As a defense in depth measure, the Import Address Table is now write-protected. Once the loader has obtained all the function pointers, it write-protects the table to make it harder for an attacker to overwrite it.

This write protection isn’t permanent, however. For delay-loaded imports, the Import Address Table holds a pointer to a stub function, so that the first time the module tries to call the imported function, the call is sent to the stub. That stub function looks up the real function and then updates the Import Address Table entry to point to the real function. To perform this update, the delay-load library temporarily makes the Import Address Table read-write, updates the function pointers, and then restores it to read-only status. So there are still small windows of opportunity in which the Import Address Table is unprotected, but the hope is that these windows are quite small and provide enough of an obstacle that attackers won’t consider it a fruitful avenue of attack.

This security mitigation was in place in internal builds, and everything looked pretty good. Then the changes rolled out to the Windows Insider Program, and there were many reports of users not being able to sign into their account.

What’s going on?

The users that couldn’t sign in had installed Windows “enhancement tools” that inject themselves into Explorer and rewrite various parts of the operating system in order to implement their various enhancements. One of them accomplished its nefarious task by patching the Import Address Table in order to detour functions that Explorer used, so it could substitute its own alternative. And that enhancement tool assumed that the Import Address Table was permanently read-write.

What was happening is that users would sign in, Explorer would start up, and then the enhancement tool would inject itself into Explorer and try to patch the Import Address Table. This patch would run afoul of the fact that the Import Address Table is now read-only, so they would crash, taking Explorer down with it.

No Explorer means no desktop, no taskbar, no Start menu.

But we didn’t abandon this additional security measure to accommodate these nefarious programs. Users who have such enhancement tools generally understand that the programs are doing sketchy things. When these types of programs are discovered, we put them on the list of apps that are fundamentally incompatible, and what happens next depends on what kind of update introduces the incompatibility.

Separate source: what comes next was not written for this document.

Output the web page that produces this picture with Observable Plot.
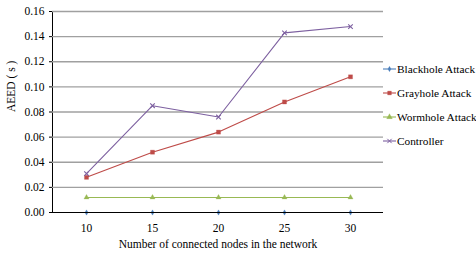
<!DOCTYPE html>
<html>
<head>
<meta charset="utf-8">
<script src="https://cdn.jsdelivr.net/npm/d3@7"></script>
<script src="https://cdn.jsdelivr.net/npm/@observablehq/plot@0.6"></script>
<style>
  html, body { margin: 0; padding: 0; background: #fff; }
  #wrap { position: relative; width: 476px; height: 254px; font-family: "Liberation Serif", Tinos, "Times New Roman", "DejaVu Serif", serif; }
  #wrap svg, #wrap svg text { font-family: "Liberation Serif", Tinos, "Times New Roman", "DejaVu Serif", serif !important; }
  #legend { position: absolute; left: 383px; top: 57px; font-size: 11.3px; color: #000; white-space: nowrap; }
  .row { display: flex; align-items: center; height: 24px; white-space: nowrap; }
  .row svg { margin-right: 1px; flex: none; }
</style>
</head>
<body>
<div id="wrap"><div id="legend"></div></div>
<script>
const nodes = ["10", "15", "20", "25", "30"];
const blackhole = [0, 0, 0, 0, 0];
const grayhole = [0.028, 0.048, 0.064, 0.088, 0.108];
const wormhole = [0.012, 0.012, 0.012, 0.012, 0.012];
const controller = [0.031, 0.085, 0.076, 0.143, 0.148];
const seriesNames = ["Blackhole Attack", "Grayhole Attack", "Wormhole Attack", "Controller"];
const yTicks = [0, 0.02, 0.04, 0.06, 0.08, 0.10, 0.12, 0.14, 0.16];
const yLabel = "AEED ( s )";
const xLabel = "Number of connected nodes in the network";

const colors = ["#4A7EBB", "#BE4B48", "#98B954", "#7D60A0"];
const symbols = ["diamond", "square", "triangle", "times"];
const radii = [1.6, 2.3, 1.9, 2.2];
const allValues = [blackhole, grayhole, wormhole, controller];

const data = [];
seriesNames.forEach((s, i) => nodes.forEach((n, j) => data.push({series: s, x: n, y: allValues[i][j]})));

const marks = [
  Plot.ruleY(yTicks.slice(1), {stroke: "#a0a0a0", strokeWidth: 1.4})
];
seriesNames.forEach((s, i) => {
  const d = data.filter(r => r.series === s);
  marks.push(Plot.line(d, {x: "x", y: "y", stroke: colors[i], strokeWidth: 1.1}));
  marks.push(Plot.dot(d, {x: "x", y: "y", symbol: () => symbols[i], fill: symbols[i] === "times" ? "none" : colors[i], stroke: colors[i], strokeWidth: symbols[i] === "times" ? 1.1 : 0.3, r: radii[i]}));
});
marks.push(Plot.ruleY([0], {stroke: "#000", strokeWidth: 1.2}));
marks.push(Plot.text([yLabel], {frameAnchor: "left", rotate: -90, dx: -41, fontSize: 11.5}));

const chart = Plot.plot({
  width: 476,
  height: 254,
  marginLeft: 52,
  marginRight: 93,
  marginTop: 11,
  marginBottom: 42,
  style: {fontSize: "11.5px", color: "#000", background: "#fff"},
  x: {type: "point", domain: nodes, padding: 0.5, tickSize: 0, tickPadding: 11, label: xLabel, labelAnchor: "center", labelOffset: 35},
  y: {domain: [0, 0.16], ticks: yTicks, tickFormat: d3.format(".2f"), tickSize: 3, tickPadding: 5, line: true, label: null},
  marks
});
document.getElementById("wrap").prepend(chart);

const legend = document.getElementById("legend");
seriesNames.forEach((s, i) => {
  const row = document.createElement("div");
  row.className = "row";
  const sym = d3.symbol(i === 0 ? d3.symbolDiamond : i === 1 ? d3.symbolSquare : i === 2 ? d3.symbolTriangle : d3.symbolTimes, i === 0 ? 8 : 14)();
  row.innerHTML = `<svg width="13" height="8"><line x1="0" x2="13" y1="4" y2="4" stroke="${colors[i]}" stroke-width="1.1"/><path d="${sym}" transform="translate(6.5,4)" fill="${i === 3 ? "none" : colors[i]}" stroke="${colors[i]}" stroke-width="${i === 3 ? 1 : 0.3}"/></svg><span>${s}</span>`;
  legend.appendChild(row);
});
</script>
</body>
</html>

If the incompatibility is in a major update of Windows, then the program is placed in the compatibility report for that update, and when users attempt to upgrade, they will be warned of the incompatibility. If it’s a free program, then the upgrade installer advises the user that the program will be uninstalled as part of the upgrade. If it’s a paid program, then the upgrade installer will not force-uninstall the program and require users to do it themselves.

User who still miss the features of that enhancement software can go and reinstall it. And then Explorer will crash at logon. But this time, the blame is properly assigned to “the thing you installed most recently”, which is the enhancement software.

Basically, the upgrade process changed the order of operations. What used to be

Working system
Install Program X
Working system
Upgrade Windows
Broken system ⮭ blame this guy

is now

Working system
Install Program X
Working system
Uninstall Program X
Working system
Upgrade Windows
Working system
Install Program X
Broken system ⮭ blame this guy

On the other hand, things are not so easy if the incompatibility is with an update that comes as part of Patch Tuesday. The patch updater has no opportunity to ask the user questions or gain confirmation. That’s by design, because it would be bad to delay the install of a security update. Those things need to get installed as soon as practical. In this case, Windows also has to tweak itself so that the incompatible “system enhancement” program fails in a more benign way. The enhancement program doesn’t have to keep working, but it can’t crash the system either. This can be done by making some sort of harmless change that nevertheless throws off the enhancement program’s patch logic so that it gives up instead of applying a bad patch.